Tatu Nyirabahire, de 38 años, una viuda que vende verduras en el mercado de Kigali, se enteró de que su hijo Jamu estaba vivo por un mensaje y una foto que le llevó la Cruz Roja el pasado julio. Valerie Ntengayire supo en octubre del 95, a través de un refugiado venido de Goma, que su hijo Rusatsi había sobrevivido al genocidio, primero, y a las epidemias, después.

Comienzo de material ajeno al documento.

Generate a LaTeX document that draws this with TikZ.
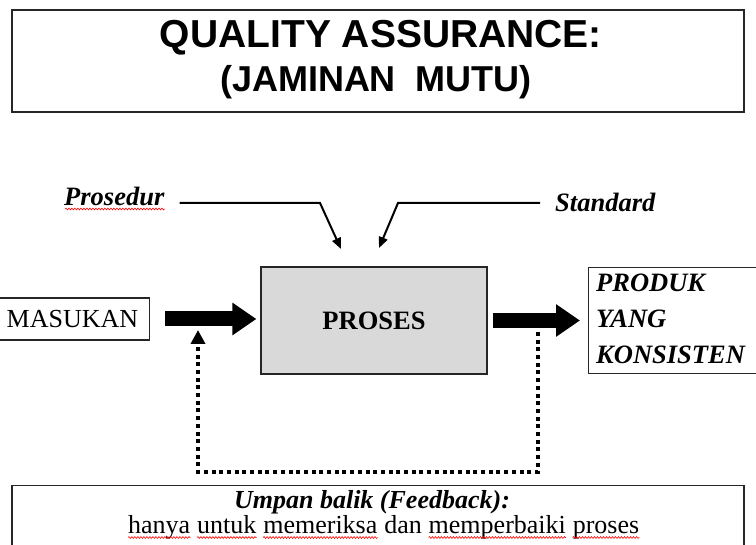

El año y medio de separación está a punto de acabar. Faltan segundos. "Ya vienen, ya vienen", gritan desde afuera, y las madres salen en estampida. Por la cuesta suben los coches, lanzando ráfagas de luz. Entonces estalla la más absoluta felicidad que se pueda imaginar: Juma saca los brazos por la ventana, gritando "Mamá, mamá". Las madres, los hermanos, los padres, dan saltos como locos. Se abren las puertas, salen los niños y un relámpago de emoción une a los perdidos, como dos olas de sangre que se encuentran. Un abrazo tremendo sella el dolor.
Juma, abrazado a su madre, sonríe hasta los huesos. El pequeño Murindabigwi se pierde en los brazos de su padre. Rusatsi, sin embargo, conserva una mirada triste, como si después de tanto resistir a la ausencia y la muerte se hubiese desfondado al atravesar la meta. "Está más delgado y lleno de sarna, pero ha crecido mucho" observa embobada su madre: Valerie. "Ahora, que vuelva al colegio". "No, prefiero ponerme a trabajar".
Disfrutando de este rato de felicidad total, un minúsculo tesoro en mitad de la tragedia ruandesa, Pierre Cormon, jefe de la agencia de búsqueda del CICR en Kigali, suspira: "Ahora firman la declaración de reunión, se hacen una foto juntos para que en Goma los niños que quedan comprueben que no hay nada que temer, y caso cerrado". Desgraciadamente, a Pierre le quedan decenas de miles de casos abiertos, que tardarán años. Unos se reunirán con sus padres. Otros muchos, nunca. Como Emmanuel, en Karambo, que con los ojos vacíos, agarrándome de la mano, susurra: "Mi hermana me ha dicho desde Ruanda que mis padres están muertos. ¿Qué voy a hacer?".